You may have never heard of YY, 9158, Sina Show, or GuaGua, but in China these are four of the most popular social video platforms (SVPs). Collectively these applications have over 1 billion registered users.

Social video platforms offer real-time video streaming and social networking features that enable users to broadcast content and interact with groups over video, voice, and text. One of the most popular uses is broadcasting karaoke performances. SVPs are primarily monetized through the sale of virtual goods (such as virtual roses) that users give to performers during broadcasts. While musical performances account for the majority of revenues, SVPs are expanding to gaming, education, financial analysis, and online dating applications.

Like other social media companies operating in China, SVPs face a complex array of regulations and are liable for content posted to their platforms. Companies are expected to invest in staff and technology for ensuring compliance with government regulations. Failure to comply with regulations can lead to fines or revocation of operating licenses.

Today, we shine a light into how content filtering and monitoring operate on these platforms with the release of our paper “Every Rose Has Its Thorn: Censorship and Surveillance on Social Video Platforms in China”, at the 2015 USENIX Free and Open Communications on the Internet (FOCI) workshop.

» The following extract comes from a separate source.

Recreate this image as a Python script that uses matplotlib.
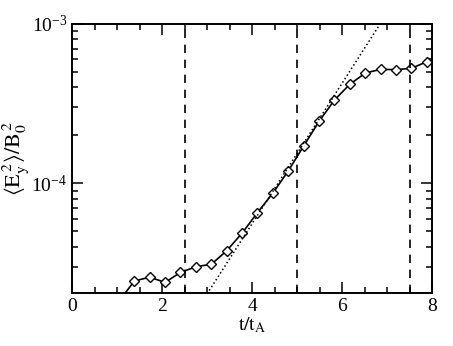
import numpy as np
import matplotlib
matplotlib.use('Agg')
import matplotlib.pyplot as plt
from matplotlib.ticker import LogLocator, MultipleLocator, NullFormatter

plt.rcParams['font.family'] = 'Liberation Serif'
plt.rcParams['mathtext.fontset'] = 'stix'

# energy <Ey^2>/B0^2 vs time
t = [0.70, 1.04, 1.385, 1.726, 2.067, 2.407, 2.756, 3.096, 3.437, 3.785, 4.119,
     4.459, 4.807, 5.148, 5.489, 5.830, 6.170, 6.519, 6.859, 7.200, 7.541, 7.889]
ey2 = [1.70e-5, 1.82e-5, 2.44e-5, 2.58e-5, 2.39e-5, 2.76e-5, 3.00e-5, 3.11e-5, 3.78e-5,
       4.90e-5, 6.55e-5, 8.66e-5, 1.20e-4, 1.72e-4, 2.45e-4, 3.33e-4, 4.18e-4,
       4.92e-4, 5.19e-4, 5.16e-4, 5.27e-4, 5.80e-4]

# exponential growth fit: log10(y) = fit_a + fit_b * t
fit_a = -6.015
fit_b = 0.4405
t_fit = [3.0, 6.9]

vlines = [2.5, 5.0, 7.5]

fig = plt.figure(figsize=(4.53, 3.46), dpi=100)
ax = fig.add_axes([0.159, 0.152, 0.795, 0.779])

ax.plot(t, ey2, '-', color='black', lw=1.2, marker='D', ms=5.5,
        mfc='white', mec='black', mew=1.0)

tf = np.linspace(t_fit[0], t_fit[1], 50)
ax.plot(tf, 10**(fit_a + fit_b*tf), ':', color='black', lw=1.1)

for x in vlines:
    ax.axvline(x, color='black', ls=(0, (5, 4)), lw=1.2)

ax.set_yscale('log')
ax.set_xlim(0, 8)
ax.set_ylim(2.04e-5, 1e-3)

ax.xaxis.set_major_locator(MultipleLocator(2))
ax.xaxis.set_minor_locator(MultipleLocator(0.5))
ax.yaxis.set_major_locator(LogLocator(base=10, numticks=10))
ax.yaxis.set_minor_locator(LogLocator(base=10, subs=np.arange(2, 10), numticks=10))
ax.yaxis.set_minor_formatter(NullFormatter())

ax.tick_params(which='both', direction='in', top=True, right=True,
               labelsize=14, width=1.1)
ax.tick_params(which='major', length=8)
ax.tick_params(which='minor', length=4)
for s in ax.spines.values():
    s.set_linewidth(1.4)

ax.set_xlabel(r'$\mathrm{t/t_A}$', fontsize=14, labelpad=0)
ax.set_ylabel(r'$\mathrm{\langle E_y^{\,2}\rangle/B_0^{\,2}}$', fontsize=16, labelpad=0)

fig.savefig('out.png', dpi=100)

Through reverse engineering we find keyword censorship in all four platforms and keyword surveillance capabilities on YY. Each platform implements these controls on the client side (i.e., on the application itself rather than on a remote server), which allows us to extract the full keyword lists from the software binaries.  In total, we reveal a dataset of 17,547 unique keywords used to trigger censorship.  We translate and contextualize each keyword and group them into content categories.  This is the largest dataset of sensitive keywords currently available to researchers and builds on previous research we conducted on chat applications in China that produced a dataset of 4,256 unique censorship and surveillance keywords. Our dataset is available on our GitHub page.

Key Findings

Inconsistencies in the content and implementation in keyword lists across companies and platforms

We compare our dataset to previously extracted keyword data from chat applications used in China and find very limited keyword list overlap within SVPs and between other platforms. This result substantiates previous findings that suggest companies are only given general directives from authorities and have a degree of flexibility in the implementation.

Range of targeted content including criticism of the government and collective action

While there is limited direct overlap in unique keywords, across lists we see trends in the topics that are targeted including criticism of the government, and collective action. These findings serve as a counterpoint to previous work  from King et al. who posit that content related to collective action is heavily censored on Chinese social media while content critical of the government is often allowed to persist.

Diversity of tactics in implementing censorship undoubtedly lead to a diversity in what content is ultimately restricted. We thus offer a cautious note about applying any comprehensive theory about an ecosystem as varied and fast changing as the Chinese Internet.